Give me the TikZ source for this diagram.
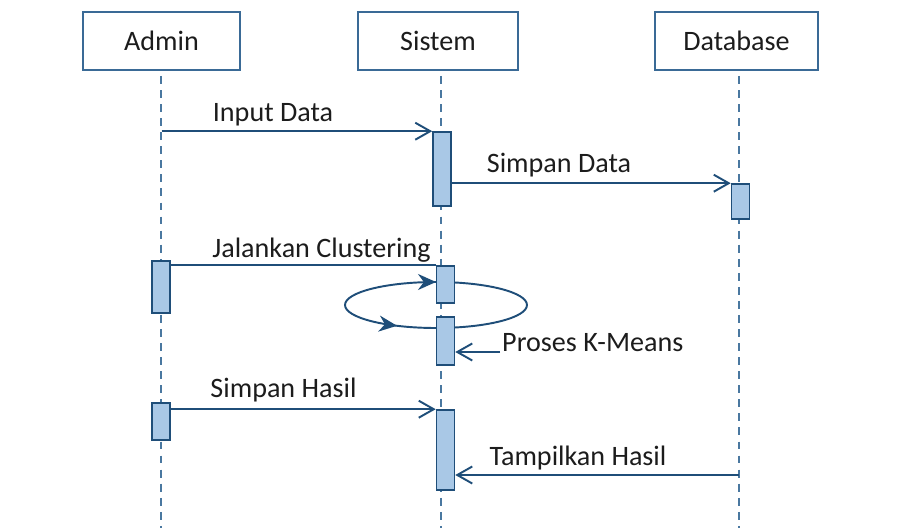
\documentclass[tikz,border=0pt]{standalone}
\usepackage{fontspec}
\setmainfont{Carlito}
\usetikzlibrary{arrows.meta,decorations.markings}

\definecolor{linecol}{HTML}{1F4E79}
\definecolor{boxcol}{HTML}{3A6A96}
\definecolor{lifecol}{HTML}{4A78A0}
\definecolor{barcol}{HTML}{A9C8E6}
\definecolor{txtcol}{HTML}{1C1C1C}

\begin{document}
\begin{tikzpicture}[
    font=\fontsize{16}{19}\selectfont, text=txtcol,
    actor/.style={draw=boxcol, line width=1.1pt, fill=white, minimum height=1.16cm},
    bar/.style={draw=linecol, fill=barcol, line width=0.9pt, minimum width=0.36cm, inner sep=0pt},
    msg/.style={draw=linecol, line width=1.1pt, -{Straight Barb[length=3mm, width=3.4mm]}},
    lifeline/.style={draw=lifecol, line width=0.9pt, dash pattern=on 4.5pt off 3.5pt},
    loopline/.style={draw=linecol, line width=1.1pt}
]
    \useasboundingbox (0,0) rectangle (18.02,10.56);

    % Actors
    \node[actor, minimum width=3.14cm] (admin) at (3.23,9.74) {Admin};
    \node[actor, minimum width=3.2cm] (sistem) at (8.76,9.74) {Sistem};
    \node[actor, minimum width=3.26cm] (database) at (14.73,9.74) {Database};

    % Lifelines
    \draw[lifeline] (3.22,9.04) -- (3.22,0);
    \draw[lifeline] (8.82,9.04) -- (8.82,0);
    \draw[lifeline] (14.78,9.04) -- (14.78,0);

    % Loop of K-Means
    \draw[loopline, postaction={decorate, decoration={markings,
        mark=at position 0.5 with {\arrow{Stealth[length=3.6mm, width=3.2mm]}}}}]
        (6.90,4.46) arc[start angle=180, end angle=0, x radius=1.82, y radius=0.46];
    \draw[loopline, postaction={decorate, decoration={markings,
        mark=at position 0.3 with {\arrow{Stealth[length=3.6mm, width=3.2mm]}}}}]
        (6.90,4.46) arc[start angle=180, end angle=360, x radius=1.82, y radius=0.46];

    % Activation bars
    \node[bar, minimum height=1.48cm] (s1) at (8.84,7.18) {};
    \node[bar, minimum height=0.70cm] (d1) at (14.81,6.53) {};
    \node[bar, minimum height=1.04cm] (a1) at (3.22,4.82) {};
    \node[bar, minimum height=0.74cm] (s2) at (8.91,4.87) {};
    \node[bar, minimum height=0.96cm] (s3) at (8.91,3.74) {};
    \node[bar, minimum height=0.74cm] (a2) at (3.22,2.13) {};
    \node[bar, minimum height=1.60cm] (s4) at (8.91,1.56) {};

    % Labels
    \node (input) at (5.46,8.26) {Input Data};
    \node (simpandata) at (11.18,7.26) {Simpan Data};
    \node (jalankan) at (6.43,5.56) {Jalankan Clustering};
    \node[anchor=west] (kmeans) at (9.92,3.70) {Proses K-Means};
    \node (simpanhasil) at (5.67,2.76) {Simpan Hasil};
    \node (tampilkan) at (11.56,1.40) {Tampilkan Hasil};

    % Messages
    \coordinate (kmstart) at (10.0,3.52);
    \coordinate (dbret) at (14.78,1.06);
    \draw[msg] (admin.south |- s1.north west) -- (s1.north west);
    \draw[msg] (s1.east |- d1.north west) -- (d1.north west);
    \draw[loopline] (a1.east |- s2.north west) -- (s2.north west);
    \draw[msg] (kmstart) -- (s3.east |- kmstart);
    \draw[msg] (a2.east |- s4.north west) -- (s4.north west);
    \draw[msg] (dbret) -- (s4.east |- dbret);

\end{tikzpicture}
\end{document}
--------
• _Problem to work on_
Repeat exactly and only the lines from the start of the data above through the line that holds "(0,0) rectangle (18.02,10.56);", inclusive. Pictures do not belong in the copy.

• _Answer_
Give me the TikZ source for this diagram.
\documentclass[tikz,border=0pt]{standalone}
\usepackage{fontspec}
\setmainfont{Carlito}
\usetikzlibrary{arrows.meta,decorations.markings}

\definecolor{linecol}{HTML}{1F4E79}
\definecolor{boxcol}{HTML}{3A6A96}
\definecolor{lifecol}{HTML}{4A78A0}
\definecolor{barcol}{HTML}{A9C8E6}
\definecolor{txtcol}{HTML}{1C1C1C}

\begin{document}
\begin{tikzpicture}[
    font=\fontsize{16}{19}\selectfont, text=txtcol,
    actor/.style={draw=boxcol, line width=1.1pt, fill=white, minimum height=1.16cm},
    bar/.style={draw=linecol, fill=barcol, line width=0.9pt, minimum width=0.36cm, inner sep=0pt},
    msg/.style={draw=linecol, line width=1.1pt, -{Straight Barb[length=3mm, width=3.4mm]}},
    lifeline/.style={draw=lifecol, line width=0.9pt, dash pattern=on 4.5pt off 3.5pt},
    loopline/.style={draw=linecol, line width=1.1pt}
]
    \useasboundingbox (0,0) rectangle (18.02,10.56);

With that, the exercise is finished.